Pete St. John (Richard Gere) is a slick, no-nonsense media consultant whose clients include a South American politician who is under fire from left-wing revolutionaries, the governor of Washington whose popularity has taken a dip since her divorce and remarriage, a wealthy Easterner running for governor of New Mexico, and an Ohio tycoon who wants to win the state's Senate seat recently vacated by St. John's friend Sam Hastings (E. G. Marshall).

For a fee of $25,000 a month plus expenses, St. John handles all aspects of their campaigns from polls to public relations to television ads. This wheeler-dealer insists on calling all the shots, and his decisions have a large impact on the political destinies of his clients.

Michael Ritchie's 1972 film The Candidate also explored the important role of the media consultant in American politics. The unique sizzle in David Himmelstein's screenplay for Power originates in his behind-the-scenes look at how big money, the media, computer technology, and foreign interests have made the contemporary political scene into an arena where very diverse powerbrokers clash.

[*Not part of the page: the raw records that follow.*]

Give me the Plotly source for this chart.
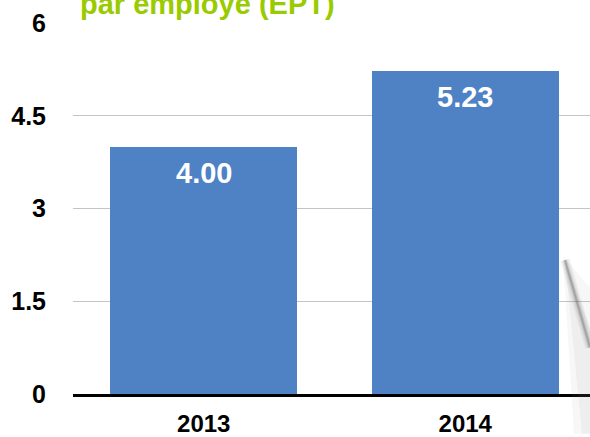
import plotly.graph_objects as go

# ---- data ----
categories = ["2013", "2014"]
values = [4.00, 5.23]
y_tickvals = [0, 1.5, 3, 4.5, 6]
y_ticktext = ["0", "1.5", "3", "4.5", "6"]
title_text = "par employé (EPT)"

W, H = 590, 437
ML, MR, MT, MB = 73, 0, 23, 40
PW, PH = W - ML - MR, H - MT - MB

def px(x):
    return (x - ML) / PW

def py(y):
    return (H - MB - y) / PH

BAR = "#4F82C4"
FONT = "Liberation Sans, Arial, Helvetica, sans-serif"

fig = go.Figure()
fig.add_trace(go.Bar(
    x=categories, y=values, width=0.715,
    marker=dict(color=BAR, line=dict(width=0)),
    hoverinfo="skip",
))

for i, v in enumerate(values):
    fig.add_annotation(
        x=i, y=v, xref="x", yref="y", text=f"{v:.2f}",
        showarrow=False, yanchor="middle", yshift=-26,
        font=dict(family=FONT, size=29, color="white", weight="bold"),
    )

# clipped title at top
fig.add_annotation(
    x=px(78), y=py(4), xref="paper", yref="paper", xanchor="left", yanchor="middle",
    text=title_text, showarrow=False,
    font=dict(family=FONT, size=29, color="#9ACA00", weight="bold"),
)

# soft page-curl shadow decoration on the right edge
shapes = [
    dict(type="path", xref="paper", yref="paper",
         path=f"M {px(563)} {py(258)} L {px(590)} {py(290)} L {px(590)} {py(437)} L {px(574)} {py(437)} Z",
         fillcolor="rgba(140,140,140,0.07)", line=dict(width=0), layer="above"),
    dict(type="path", xref="paper", yref="paper",
         path=f"M {px(565)} {py(262)} L {px(590)} {py(330)} L {px(590)} {py(437)} L {px(582)} {py(437)} Z",
         fillcolor="rgba(140,140,140,0.08)", line=dict(width=0), layer="above"),
]
for wdt, alpha in [(10, 0.05), (7, 0.07), (4, 0.12), (2, 0.22)]:
    shapes.append(dict(type="line", xref="paper", yref="paper",
                       x0=px(565), y0=py(262), x1=px(590), y1=py(350),
                       line=dict(color=f"rgba(60,60,60,{alpha})", width=wdt), layer="above"))

fig.update_layout(
    width=W, height=H,
    margin=dict(l=ML, r=MR, t=MT, b=MB),
    paper_bgcolor="white", plot_bgcolor="white",
    showlegend=False,
    bargap=0.0,
    shapes=shapes,
    xaxis=dict(
        type="category", range=[-0.5, 1.477],
        showgrid=False, showline=True, linecolor="black", linewidth=2.5,
        ticks="", ticklabelstandoff=6,
        tickfont=dict(family=FONT, size=24, color="black", weight="bold"),
    ),
    yaxis=dict(
        range=[0, 6], tickvals=y_tickvals, ticktext=y_ticktext,
        showgrid=True, gridcolor="#C4C4C4", gridwidth=1,
        zeroline=False, showline=False, ticks="",
        ticklabelstandoff=26,
        tickfont=dict(family=FONT, size=25, color="black", weight="bold"),
    ),
)

fig.write_html(
    "out.html",
    config={"displayModeBar": False},
    post_script="document.body.style.margin='0';document.body.style.overflow='hidden';",
)
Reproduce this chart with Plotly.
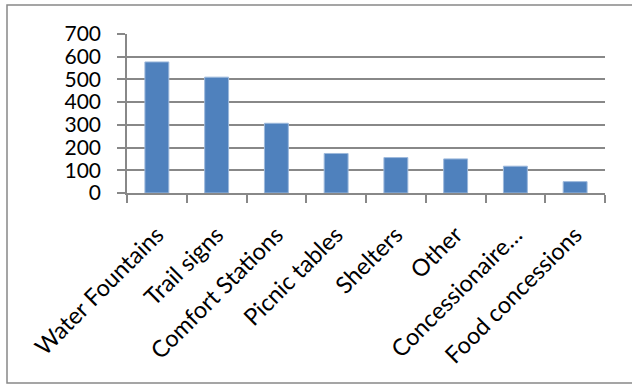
import plotly.graph_objects as go

# Amenity counts by category
categories = ["Water Fountains", "Trail signs", "Comfort Stations", "Picnic tables",
              "Shelters", "Other", "Concessionaire…", "Food concessions"]
counts = [577, 510, 307, 174, 156, 150, 118, 50]
y_ticks = [0, 100, 200, 300, 400, 500, 600, 700]

W, H = 632, 385
ML, MR, MT, MB = 127, 27, 34, 192
PW, PH = W - ML - MR, H - MT - MB

FONT = "Lato"
GRID = "#888888"
BAR = "#4F81BD"

fig = go.Figure(go.Bar(
    x=categories, y=counts,
    marker=dict(color=BAR, line=dict(color="#9DB9DC", width=1)),
))

fig.update_layout(
    width=W, height=H,
    margin=dict(l=ML, r=MR, t=MT, b=MB),
    paper_bgcolor="white", plot_bgcolor="white",
    bargap=0.6, showlegend=False,
    font=dict(family=FONT, size=22, color="#000000"),
)

fig.update_yaxes(
    range=[0, 700], tickvals=y_ticks, showgrid=True,
    gridcolor=GRID, gridwidth=1.5,
    showline=True, linecolor=GRID, linewidth=1.5,
    ticks="outside", ticklen=8, tickcolor=GRID, tickwidth=1.5,
    ticklabelstandoff=12, zeroline=False,
    tickfont=dict(family=FONT, size=21),
)
fig.update_xaxes(
    showline=True, linecolor=GRID, linewidth=1.5,
    ticks="outside", ticklen=8, tickcolor=GRID, tickwidth=1.5,
    tickson="boundaries", tickangle=-45, showgrid=False,
    ticklabelstandoff=17,
    tickfont=dict(family=FONT, size=23.5),
)

# chart frame, placed in pixel terms relative to the plot area
def px_x(x):
    return (x - ML) / PW

def px_y(y):
    return (H - MB - y) / PH

fig.add_shape(type="rect", xref="paper", yref="paper",
              x0=px_x(7), x1=px_x(640), y0=px_y(383), y1=px_y(5),
              line=dict(color=GRID, width=1.5), fillcolor="rgba(0,0,0,0)",
              layer="below")

fig.write_html("out.html")
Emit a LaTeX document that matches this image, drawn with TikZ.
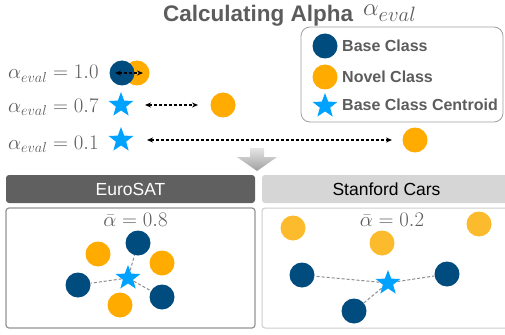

Many ambitious young men and women are willing to talk openly about their desire for achievement and recognition, but few mention their longing for power. In this film, power gives St. John a psychic life and sex appeal. He packages his clients and reaps the benefits of an affluent lifestyle. However, in the eyes of his ex-wife (Julie Christie), a journalist, and his ex-partner (Gene Hackman), St. John's clout has made him into an amoral individual whose fame and fortune have been achieved by exploiting others.

As Malcolm X observed, power respects power. An Arab consortium has hired Arnold Billings (Denzel Washington) and his public relations firm to help the Ohio tycoon win Hasting's Senate seat. When St. John starts snooping into the affairs of this outfit, Billings institutes some power tactics of his own — including bugging St. John's office, flooding the basement of his headquarters, tampering with his private jet, and scaring off some of his clients. St. John steps back and takes a hard look at himself and what he has become.

Sidney Lumet (director of such substantive films as Serpico, Prince of the City, and The Verdict) presents a provocative glimpse of how media experts have replaced the old party bosses and the press as the movers and shapers of politics in the 1980s. But more importantly, he offers viewers a portrait of what power does to those who wield it — how it changes them and those they control.